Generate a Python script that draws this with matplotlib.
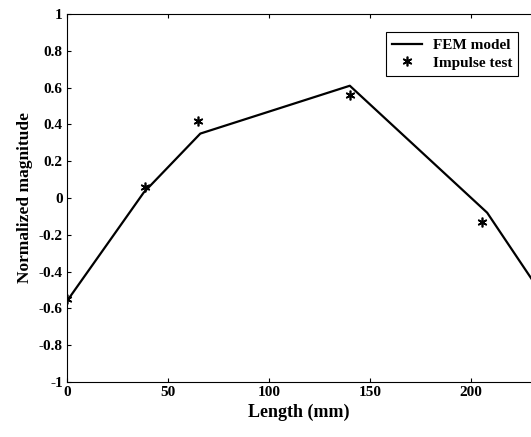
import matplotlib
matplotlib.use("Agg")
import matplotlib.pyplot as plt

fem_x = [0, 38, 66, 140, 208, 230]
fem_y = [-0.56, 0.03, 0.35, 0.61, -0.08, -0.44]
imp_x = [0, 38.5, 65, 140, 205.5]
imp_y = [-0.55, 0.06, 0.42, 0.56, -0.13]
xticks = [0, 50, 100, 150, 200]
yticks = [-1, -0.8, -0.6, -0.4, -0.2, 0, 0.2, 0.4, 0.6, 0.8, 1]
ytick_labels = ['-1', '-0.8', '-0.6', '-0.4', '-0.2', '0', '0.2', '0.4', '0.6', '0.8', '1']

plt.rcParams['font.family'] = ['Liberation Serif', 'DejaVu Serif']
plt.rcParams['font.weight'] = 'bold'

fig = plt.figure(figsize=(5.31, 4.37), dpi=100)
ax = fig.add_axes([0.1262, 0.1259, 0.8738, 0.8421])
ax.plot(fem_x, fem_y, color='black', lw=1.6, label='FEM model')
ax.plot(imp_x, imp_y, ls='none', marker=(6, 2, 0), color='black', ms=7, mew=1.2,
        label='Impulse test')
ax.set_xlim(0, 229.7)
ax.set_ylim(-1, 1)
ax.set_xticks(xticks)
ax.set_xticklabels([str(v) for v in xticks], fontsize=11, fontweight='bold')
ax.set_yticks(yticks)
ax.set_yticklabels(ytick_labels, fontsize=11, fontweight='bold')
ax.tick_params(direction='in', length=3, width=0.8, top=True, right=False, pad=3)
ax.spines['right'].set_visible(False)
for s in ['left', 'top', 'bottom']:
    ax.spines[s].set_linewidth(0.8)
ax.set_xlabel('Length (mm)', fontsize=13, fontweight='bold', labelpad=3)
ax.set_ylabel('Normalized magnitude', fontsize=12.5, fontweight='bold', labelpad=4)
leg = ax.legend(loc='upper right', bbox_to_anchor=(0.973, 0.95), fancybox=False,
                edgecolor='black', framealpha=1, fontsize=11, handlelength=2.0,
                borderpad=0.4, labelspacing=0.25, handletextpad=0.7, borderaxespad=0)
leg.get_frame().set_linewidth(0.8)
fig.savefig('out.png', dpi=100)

........

▸ **Task to carry out**: Without the pictures, return the listing above from its first line through the line that has "plt.rcParams['font.weight'] = 'bold'".

▸ **Response to this exercise**:
Generate a Python script that draws this with matplotlib.
import matplotlib
matplotlib.use("Agg")
import matplotlib.pyplot as plt

fem_x = [0, 38, 66, 140, 208, 230]
fem_y = [-0.56, 0.03, 0.35, 0.61, -0.08, -0.44]
imp_x = [0, 38.5, 65, 140, 205.5]
imp_y = [-0.55, 0.06, 0.42, 0.56, -0.13]
xticks = [0, 50, 100, 150, 200]
yticks = [-1, -0.8, -0.6, -0.4, -0.2, 0, 0.2, 0.4, 0.6, 0.8, 1]
ytick_labels = ['-1', '-0.8', '-0.6', '-0.4', '-0.2', '0', '0.2', '0.4', '0.6', '0.8', '1']

plt.rcParams['font.family'] = ['Liberation Serif', 'DejaVu Serif']
plt.rcParams['font.weight'] = 'bold'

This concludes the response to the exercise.